Poussée vers les ténèbres: le drame de la société TikTok

Publié le par Magda Rita Maffezzoli

Bonjour chers parents,

Voilà où nous en sommes... Les parents sont-ils à blâmer ? La réponse est bien plus complexe qu'un simple OUI ou NON car nous devrions nous poser la question suivante; quand a commencé la DERIVE et avec quelle génération?

Cordialement,

Magda

Poussée vers les ténèbres: le drame de la société TikTok

En janvier dernier, certains journaux annoncèrent qu’aux États-Unis, une école avait retiré tous les miroirs des toilettes. Motif:

Les élèves avaient pris l’habitude de s’y rendre pour se filmer pour, ensuite, diffuser les vidéos sur TikTok. Certains élèves séchaient même les cours pour créer du contenu pour la plateforme chinoise. D’autres allaient jusqu’à neuf fois par jour dans les sanitaires1.

Interrogé, le responsable des relations publiques pour le système scolaire de la région de l’Alamance, Les Aktins, expliqua:

Nous essayons d’éduquer les élèves : nous avons tous des téléphones portables aujourd’hui. Nous devons apprendre à les utiliser. Nous devons également apprendre quand les poser1.

La méthode radicale utilisée dans cette école de Caroline du Nord démontre la gravité du phénomène.

La partie émergée de l’iceberg

Automutilation et le suicide

Les États-Unis ne sont pas le seuls touchés. En France, trois associations existent, qui dénoncent et tentent d’agir contre la surexposition des enfants aux écrans : Lève les yeux, Alerte écrans et CoSE (Collectif Surexposition écrans)2. Elles soutiennent un collectif crée récemment par MLaure Boutron-Marmion, une avocate spécialisée en défense des mineurs. Son nom: Algos Victima.

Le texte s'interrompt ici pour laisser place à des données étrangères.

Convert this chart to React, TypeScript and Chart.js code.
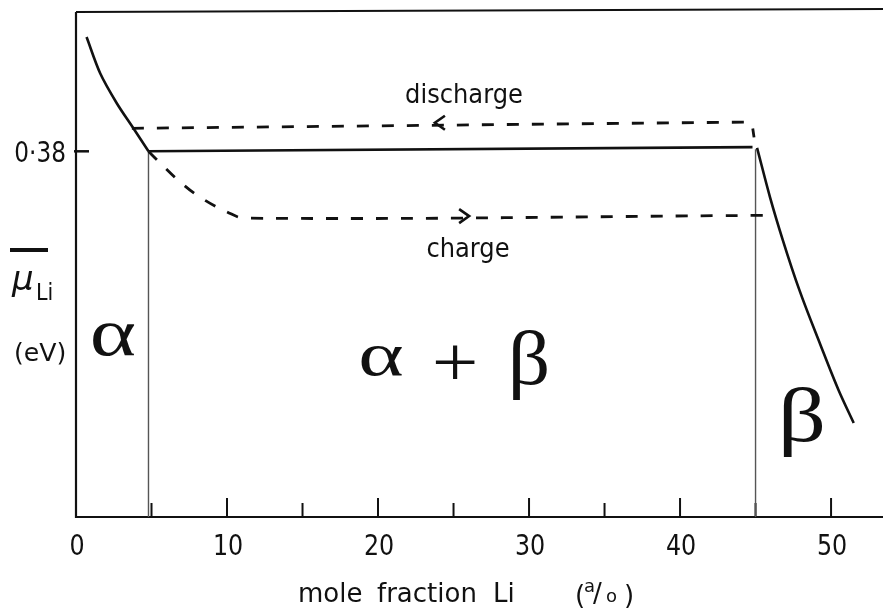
import { useEffect, useRef } from "react";
import { Chart, registerables } from "chart.js";
Chart.register(...registerables);

// ---- data (x: mole fraction Li, a/o ; y: chemical potential, eV) ----
const xMajorTicks = [0, 10, 20, 30, 40, 50];
const xMinorTicks = [5, 15, 25, 35, 45];
const yTickValues = [0.38];
const yTickLabels = ["0·38"];

const alphaX = [0.7, 1.6, 2.7, 3.8, 4.8];
const alphaY = [0.3964, 0.3912, 0.3869, 0.3833, 0.38];

const plateauX = [4.8, 44.8];
const plateauY = [0.38, 0.3806];

const betaX = [45.1, 45.96, 46.8, 47.9, 49.3, 50.5, 51.5];
const betaY = [0.3805, 0.3734, 0.3673, 0.3601, 0.3522, 0.3457, 0.341];

const dischargeX = [3.7, 44.6, 44.8, 44.9];
const dischargeY = [0.3833, 0.3842, 0.3835, 0.382];

const chargeX = [4.8, 5.4, 6.9, 8.3, 10.0, 11.2, 45.6];
const chargeY = [0.38, 0.3787, 0.3756, 0.3733, 0.3713, 0.3704, 0.3708];

const boundaryX = [4.8, 45.0];
const boundaryTopY = [0.38, 0.3803];

const dischargeArrow = { x: 23.9, y: 0.3841, dir: -1 };
const chargeArrow = { x: 25.9, y: 0.3707, dir: 1 };

const X_MIN = 0;
const X_MAX = 53.44;
const Y_MIN = 0.3275;
const Y_MAX = 0.4;

const pts = (xs: number[], ys: number[]) => xs.map((x, i) => ({ x, y: ys[i] }));

function txt(
  ctx: CanvasRenderingContext2D,
  s: string,
  x: number,
  y: number,
  font: string,
  align: CanvasTextAlign = "left",
  sx = 1
) {
  ctx.save();
  ctx.translate(x, y);
  ctx.scale(sx, 1);
  ctx.font = font;
  ctx.textAlign = align;
  ctx.textBaseline = "alphabetic";
  ctx.fillStyle = "#111";
  ctx.fillText(s, 0, 0);
  ctx.restore();
}

const decorPlugin = {
  id: "decor",
  beforeDatasetsDraw(chart: any) {
    const { ctx, chartArea: a, scales } = chart;
    const xs = scales.x;
    const ys = scales.y;
    ctx.save();
    ctx.strokeStyle = "#111";
    ctx.lineCap = "butt";
    // frame: left axis, bottom axis, top border
    ctx.lineWidth = 2.2;
    ctx.beginPath();
    ctx.moveTo(a.left, a.top);
    ctx.lineTo(a.left, a.bottom);
    ctx.lineTo(a.right, a.bottom);
    ctx.moveTo(a.left, a.top);
    ctx.lineTo(a.right, a.top - 3);
    ctx.stroke();
    // x ticks (inward)
    ctx.lineWidth = 2;
    xMajorTicks.forEach((v) => {
      if (v === 0) return;
      const px = xs.getPixelForValue(v);
      ctx.beginPath();
      ctx.moveTo(px, a.bottom);
      ctx.lineTo(px, a.bottom - 19);
      ctx.stroke();
    });
    xMinorTicks.forEach((v) => {
      const px = xs.getPixelForValue(v);
      ctx.beginPath();
      ctx.moveTo(px, a.bottom);
      ctx.lineTo(px, a.bottom - 14);
      ctx.stroke();
    });
    // y tick
    ctx.lineWidth = 2.5;
    yTickValues.forEach((v) => {
      const py = ys.getPixelForValue(v);
      ctx.beginPath();
      ctx.moveTo(a.left - 2, py);
      ctx.lineTo(a.left + 13, py);
      ctx.stroke();
    });
    ctx.restore();
  },
  afterDatasetsDraw(chart: any) {
    const { ctx, scales } = chart;
    const xs = scales.x;
    const ys = scales.y;
    ctx.save();
    // arrows
    ctx.strokeStyle = "#111";
    ctx.lineWidth = 2.6;
    [dischargeArrow, chargeArrow].forEach((ar) => {
      const px = xs.getPixelForValue(ar.x);
      const py = ys.getPixelForValue(ar.y);
      ctx.beginPath();
      ctx.moveTo(px - ar.dir * 8, py - 7);
      ctx.lineTo(px + ar.dir * 2, py);
      ctx.lineTo(px - ar.dir * 8, py + 7);
      ctx.stroke();
    });

    const sans = "DejaVu Sans, sans-serif";
    // tick labels
    xMajorTicks.forEach((v) => {
      txt(ctx, String(v), xs.getPixelForValue(v) + 1, 555, `29px ${sans}`, "center", 0.82);
    });
    yTickValues.forEach((v, i) => {
      txt(ctx, yTickLabels[i], 66, ys.getPixelForValue(v) + 11, `29px ${sans}`, "right", 0.8);
    });

    // x axis title
    const f26 = `26px ${sans}`;
    txt(ctx, "mole", 298, 602, f26);
    txt(ctx, "fraction", 377, 602, f26);
    txt(ctx, "Li", 493, 602, f26);
    txt(ctx, "(", 575, 604, f26);
    txt(ctx, "a", 584, 592, `18px ${sans}`);
    txt(ctx, "/", 593, 602, f26);
    txt(ctx, "o", 606, 602, `18px ${sans}`);
    txt(ctx, ")", 624, 604, f26);

    // y axis title
    ctx.fillStyle = "#111";
    ctx.fillRect(10, 248, 38, 4);
    txt(ctx, "μ", 12, 290, `italic 34px ${sans}`);
    txt(ctx, "Li", 36, 300, `23px ${sans}`, "left", 0.9);
    txt(ctx, "(eV)", 14, 361, `24px ${sans}`, "left", 1.05);

    // curve annotations
    txt(ctx, "discharge", 464, 103, f26, "center", 0.93);
    txt(ctx, "charge", 468, 257, f26, "center", 0.93);

    // phase labels
    const serif = "Liberation Serif, Times New Roman, serif";
    txt(ctx, "α", 113, 355, `68px ${serif}`, "center", 1.3);
    txt(ctx, "α", 381, 375, `62px ${serif}`, "center", 1.4);
    txt(ctx, "+", 455, 386, `72px ${serif}`, "center", 1.15);
    txt(ctx, "β", 529, 384, `76px ${serif}`, "center", 1.1);
    txt(ctx, "β", 802, 441, `76px ${serif}`, "center", 1.25);
    ctx.restore();
  },
};

export default function App() {
  const ref = useRef<HTMLCanvasElement | null>(null);
  useEffect(() => {
    document.body.style.margin = "0";
    const canvas = ref.current!;
    const solid = { borderColor: "#111", borderWidth: 2.6, pointRadius: 0, fill: false };
    const dashed = { ...solid, borderWidth: 2.8, borderDash: [12, 13] };
    const chart = new Chart(canvas, {
      type: "line",
      data: {
        datasets: [
          { ...solid, data: pts(alphaX, alphaY), tension: 0.3 },
          { ...solid, data: pts(plateauX, plateauY), tension: 0 },
          { ...solid, data: pts(betaX, betaY), tension: 0.4, cubicInterpolationMode: "monotone" } as any,
          { ...dashed, data: pts(dischargeX, dischargeY), tension: 0 },
          { ...dashed, data: pts(chargeX, chargeY), tension: 0.4 },
          {
            borderColor: "#555",
            borderWidth: 1.4,
            pointRadius: 0,
            data: [{ x: boundaryX[0], y: Y_MIN }, { x: boundaryX[0], y: boundaryTopY[0] }],
          },
          {
            borderColor: "#555",
            borderWidth: 1.4,
            pointRadius: 0,
            data: [{ x: boundaryX[1], y: Y_MIN }, { x: boundaryX[1], y: boundaryTopY[1] }],
          },
        ],
      },
      options: {
        responsive: false,
        animation: false,
        parsing: false as any,
        layout: { padding: { left: 76, right: 0, top: 12, bottom: 91 } },
        plugins: { legend: { display: false }, tooltip: { enabled: false } },
        scales: {
          x: { type: "linear", min: X_MIN, max: X_MAX, display: false },
          y: { type: "linear", min: Y_MIN, max: Y_MAX, display: false },
        },
      },
      plugins: [decorPlugin],
    });
    return () => chart.destroy();
  }, []);
  return (
    <div style={{ position: "absolute", left: 0, top: 0, width: 883, height: 608, background: "#fff" }}>
      <canvas ref={ref} width={883} height={608} style={{ width: 883, height: 608, display: "block" }} />
    </div>
  );
}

Ce groupe « réunit des familles détruites par le suicide d’un enfant ou souffrant de sévères problèmes de dépression ou troubles alimentaires. En cause ? Des contenus inappropriés ou violents qui nourrissent l’algorithme de TikTok et entraînent un cercle infernal de vidéos dangereuses pour des adolescents déjà fragiles3. » Me Boutron-Marmion raconte :

En tant qu’avocate spécialisée dans la défense des mineurs depuis de nombreuses années, je constate les dégâts des plateformes depuis très longtemps […] L’affaire de Marie [une adolescente victime de harcèlement scolaire qui s’est suicidée en 2021 à l’âge de 15 ans5] a été un déclencheur.

Lors du travail d’investigation mené par ses parents et moi, nous nous sommes rendu compte que dans les derniers mois de sa vie, Marie était finalement devenue addict à TikTok et qu’elle avait produit des contenus qui n’avaient pas été censurés, mais aussi reçu des contenus du même type [vidéos de scarifications, méthodes pour se suicider6], et que cela avait favorisé son passage à l’acte.

En septembre dernier, j’ai donc déposé plainte conte TikTok pour provocation au suicide. À la suite de ce mouvement, de nombreuses familles m’ont contactée pour me dire qu’elles vivaient la même chose. C’est ainsi qu’est née l’idée d’aller plus loin.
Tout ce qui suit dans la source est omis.